What is your role in the union?
I’m the President of UTE Local 70030, a component of the PSAC in the National Capital Region. We’re a large Local, and we represent and support members in 5 distinct workplaces and in 5 unique branches and divisions of the CRA. Before the big Workforce Adjustment mess hit us at the CRA, we represented and fought for employees in 7 unique branches and divisions of the Agency. Communication is a huge part of what I do: union outreach throughout the workplace, emails to members, social media, plant-gating and actions at the doors, on the streets or by the desks in the hallways.
As Local President, I lead a team of activists and union representatives who are educating, intervening, empowering and organizing amazing public service workers. It’s important for us to stay on top of the issues and understand the concerns that the members are dealing with. And it’s essential to stay on the ground in all of our workplaces. I love being in daily constant contact with the Local members and community.
When did you first get involved and why?
It took me too long to get involved, to be honest; I should have joined the union years earlier. I spent months writing my expression of interest letter to the Local, to join the Local, and that was back in the spring of 2015. At that time I was sick and tired of seeing folks around me getting treated unfairly. The Employer carrying out microaggressions and never stepping up for fairness and integrity. They were treating my colleagues like disposable parts of a big broken machine. It had to stop. I took issue with some of the performance management tactics used by the Employer. Also, the Employer was going as far as ending peoples’ contracts and taking these administrative, and sometimes disciplinary, actions on people. The Employer had an arbitrary, statistically inaccurate and biased system of assessing employees. I said enough is enough.
At that time, my position involved training employees so as a team leader I was able to connect with many of my colleagues. They became riled-up about the problems around us and I organized with members to show the Employer how the entire system used to extend and end contracts and to assess employees was wrong.
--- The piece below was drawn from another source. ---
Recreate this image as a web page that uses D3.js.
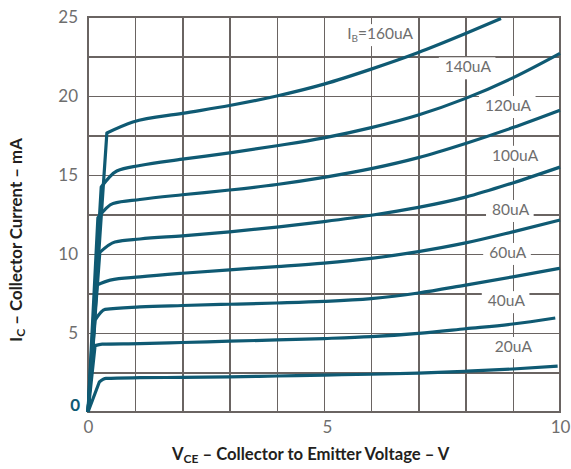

We fought for and won big changes in the workplace. Thankfully, the Employer recognized their mistakes and they changed their whole performance management system in my workplace. I told the bosses that I would not go gentle again if problems like that continued. All of a sudden, I was no longer getting acting assignments as a team leader and I was no longer training others. So I joined the union. The fights and the wins have been increasingly righteous and constant since then!
What are some of victories and campaigns you’ve worked on?
We’ve recently succeeded in getting gender-neutral washrooms into the workplace. We’ve raised and supported complaints of Workplace Violence, Harassment, Discrimination, and Sexual Harassment in the workplace. As a team, we’ve mobilized whole divisions of members to hold the Employer accountable and to establish significant changes in our shops.
As Local President, I’m a huge advocate of decentralized organizing which is connecting members to members and sometimes in very big groups. This part of my role inspires me the most. We give members the tools and strategies to develop their own workplace specific campaigns and strategic actions. As a group, we develop concrete and deliverable goals.
In my role, I’m able to act, speak and stand up for worker’s rights with a loud clear voice for the members. I’m also honoured to share the word about their campaigns and their concerns.
What would you say to others who are thinking about getting involved?
Just do it! Make it happen, join the Local union and find your groove. Bring your passions and your skills into the workplace. Connect these with innovative colleagues that want to make a change. It’s almost unbelievable what you can do when you work together and raise your voice every single day in the workplace: people power forces change. And every single day there’s some change that needs to take place. Make the change happen, and be that change.